Вот как пересказ тех же иллюзий, но уже окончательно развенчанных, будет звучать (в тех же устах - моих) через двадцать пять лет:

"Невозможность прямого, открытого диспута долгие годы усугубляется еще и страхом повредить дискуссией, даже конспиративной, не себе, нет, а Великой Непогрешимой Идее, гипноз которой, осуществленный посредством лавинообразных потоков массивной, избыточной неправды и полуправды, обрушиваемых всю жизнь на каждого, преодолеть чрезвычайно трудно и не всем под силу.

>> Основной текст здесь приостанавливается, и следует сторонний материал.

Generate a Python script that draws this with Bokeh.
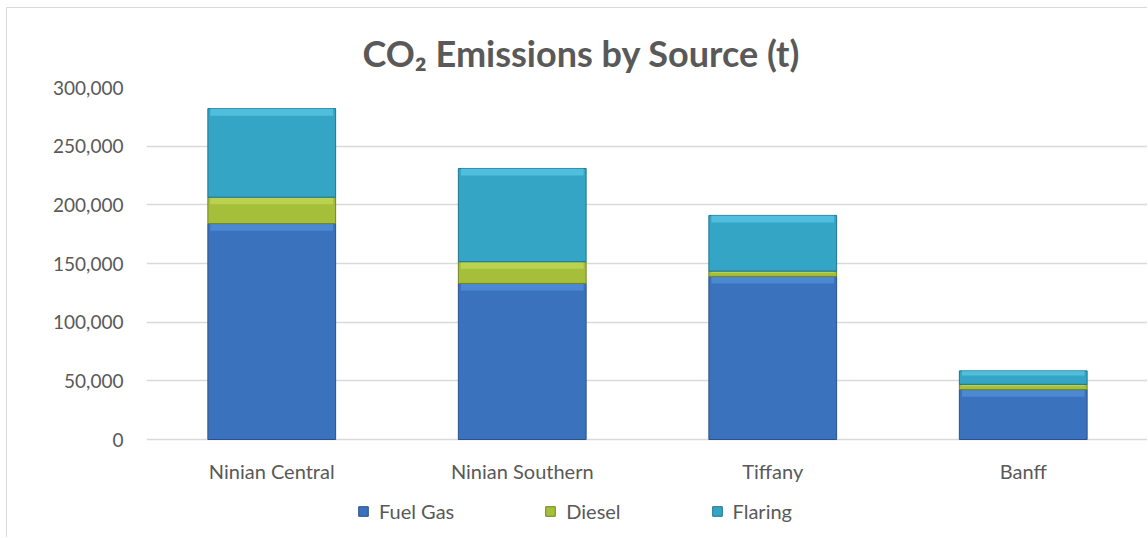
import numpy as np
from bokeh.plotting import figure
from bokeh.models import (FactorRange, FixedTicker, NumeralTickFormatter,
                          Legend, LegendItem, ColumnDataSource, Range1d)
from bokeh.core.properties import value
from bokeh.embed import file_html
from bokeh.resources import INLINE

# CO2 emissions (tonnes) per installation, split by source
categories = ["Ninian Central", "Ninian Southern", "Tiffany", "Banff"]
fuel_gas = [184000, 133000, 139000, 42500]
diesel = [22500, 18500, 4500, 4500]
flaring = [75500, 79500, 47500, 11500]
y_ticks = [0, 50000, 100000, 150000, 200000, 250000, 300000]

series = [
    ("Fuel Gas", fuel_gas, "#3a72bd", "#5d9be6", "#2a5189"),
    ("Diesel", diesel, "#a5bf3b", "#cde265", "#6f8423"),
    ("Flaring", flaring, "#34a5c5", "#66d6f0", "#1f7390"),
]

TEXT = "#595959"
FONT = "Lato"

# the frame runs on below the zero line so the category labels and the
# legend can sit inside it
y_max = y_ticks[-1]
axis_px, below_px = 352, 99
y_min = -y_max * below_px / axis_px

p = figure(
    x_range=FactorRange(factors=categories, range_padding=0),
    y_range=Range1d(y_min, y_max),
    width=1141, height=530,
    margin=(7, 0, 0, 6),
    min_border_left=139, min_border_right=0,
    min_border_top=79, min_border_bottom=0,
    output_backend="svg", toolbar_location=None,
)
p.styles = {"border-left": "1px solid #d9d9d9", "border-top": "1px solid #d9d9d9"}
p.outline_line_color = None
p.background_fill_color = "white"
p.border_fill_color = "white"

bar_w = 0.51
bottom = np.zeros(len(categories))
legend_items = []
for name, vals, body, light, edge in series:
    vals = np.array(vals, dtype=float)
    top = bottom + vals
    # highlight band at the top of every segment (bevel look)
    band = np.minimum(6000.0, vals * 0.35)
    src = ColumnDataSource(dict(x=categories, bottom=bottom, top=top,
                                hl_bottom=top - band))
    r = p.vbar(x="x", bottom="bottom", top="top", width=bar_w, source=src,
               fill_color=body, line_color=edge, line_width=1)
    p.vbar(x="x", bottom="hl_bottom", top="top", width=bar_w - 0.02, source=src,
           fill_color=light, fill_alpha=0.55, line_color=None)
    legend_items.append(LegendItem(label=name, renderers=[r]))
    bottom = top

# category labels under the zero line
p.text(x=categories, y=[0] * len(categories), text=categories,
       text_align="center", text_baseline="top", y_offset=19,
       text_font=value(FONT), text_font_size="20px", text_color=TEXT)
p.xaxis.visible = False

# value axis
p.yaxis.ticker = FixedTicker(ticks=y_ticks)
p.yaxis.formatter = NumeralTickFormatter(format="0,0")
p.yaxis.axis_line_color = None
p.yaxis.major_tick_line_color = None
p.yaxis.minor_tick_line_color = None
p.yaxis.major_label_text_color = TEXT
p.yaxis.major_label_text_font = FONT
p.yaxis.major_label_text_font_size = "19px"
p.yaxis.major_label_standoff = 17

p.xgrid.grid_line_color = None
p.ygrid.ticker = FixedTicker(ticks=y_ticks)
p.ygrid.grid_line_color = "#d9d9d9"
p.ygrid.grid_line_width = 1.5

# title
p.title.text = "CO\u2082 Emissions by Source (t)"
p.title.align = "left"
p.title.offset = 216
p.title.text_font = FONT
p.title.text_font_style = "bold"
p.title.text_font_size = "36px"
p.title.text_color = TEXT
p.title.standoff = 26

legend = Legend(items=legend_items, location=(211, 15), orientation="horizontal",
                spacing=90, glyph_width=12, glyph_height=12, label_standoff=10,
                padding=0, margin=0, border_line_alpha=0,
                background_fill_alpha=0,
                label_text_font=FONT, label_text_font_size="20px",
                label_text_color=TEXT)
p.add_layout(legend)

open("out.html", "w").write(file_html(p, INLINE))
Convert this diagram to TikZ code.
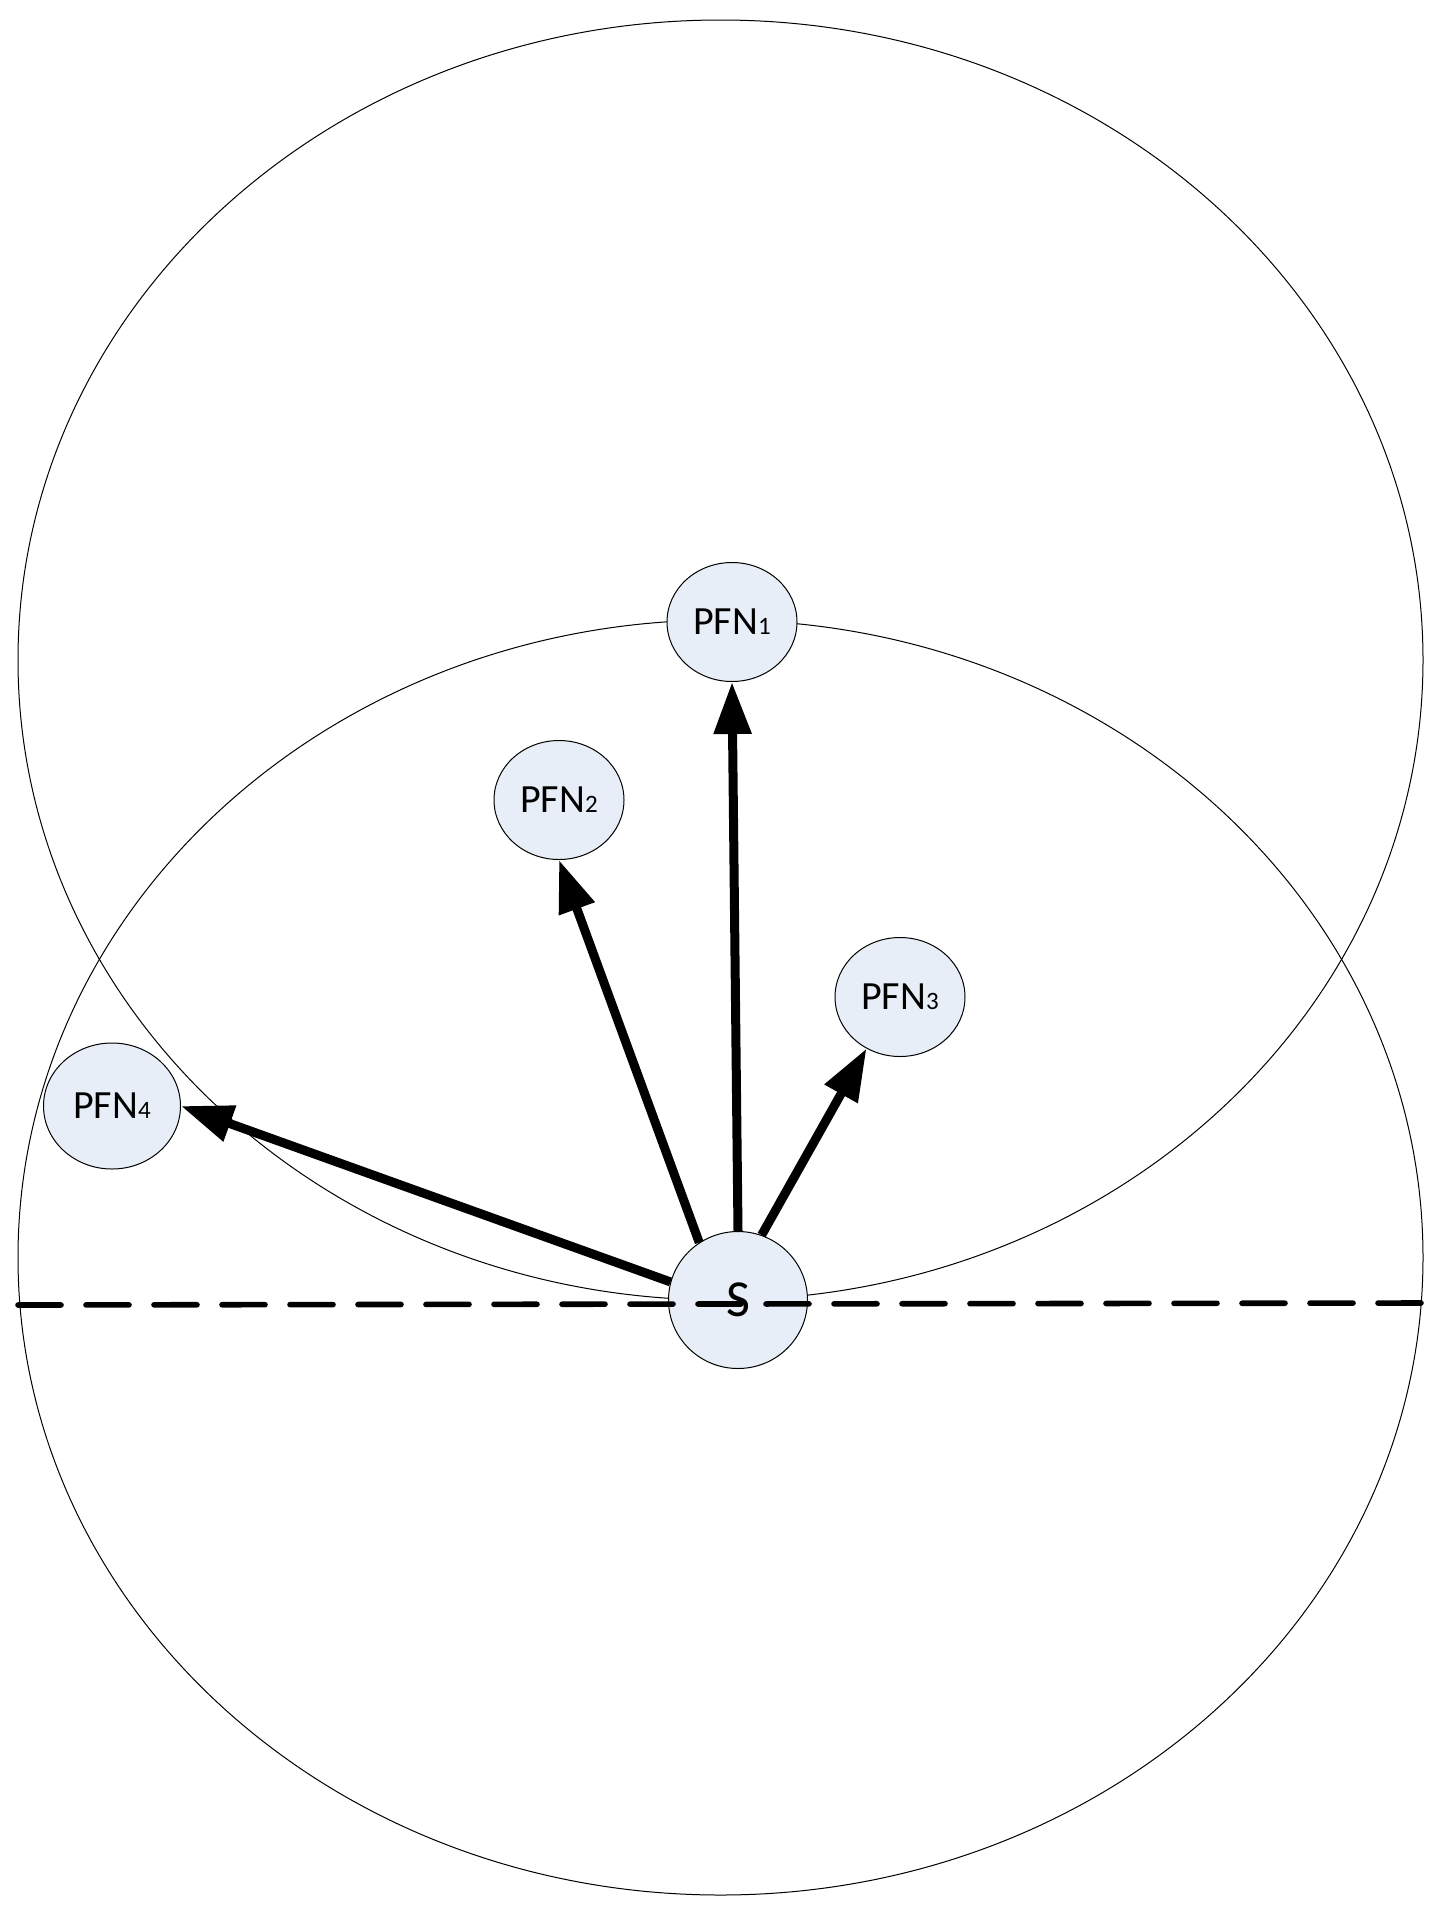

Искренний и прозорливейший Пастернак восклицает: "И разве я не мерюсь пятилеткой, не падаю, не поднимаюсь с ней?"... И тут же кается (перед собой, перед ближайшими, перед родиной и вечностью, а не перед властью): "Но как мне быть с моей грудною клеткой и с тем, что всякой косности косней?" И делает самоуничижительный, но логичный вывод: "Напрасно в дни великого Совета, где высшей страсти отданы места, оставлена вакансия поэта: она опасна, если не пуста"!

Маяковский, отдавший себя, казалось бы, безраздельно коммунистическому мессианству, пишет: "Хорошо у нас, в стране Советов: можно жить, работать можно дружно. Только вот поэтов, к сожаленью, нету... Впрочем, может, это и не нужно?.." И как искренне он себя ни смирял, "становясь на горло собственной песне", в конце концов он убил эту непокорную песню, выстрелив в самого себя.

Для кого опасна "вакансия поэта", "если не пуста"?! Кому не нужны настоящие поэты?! По-видимому, все той же Единственной, Великой и Непогрешимой Идее. И это противоестественное величие, которое боится пророческого дара поэзии, в глазах третьего поколения непрерывно уничтожаемых и самоуничтожающихся литераторов все еще продолжает оставаться величием!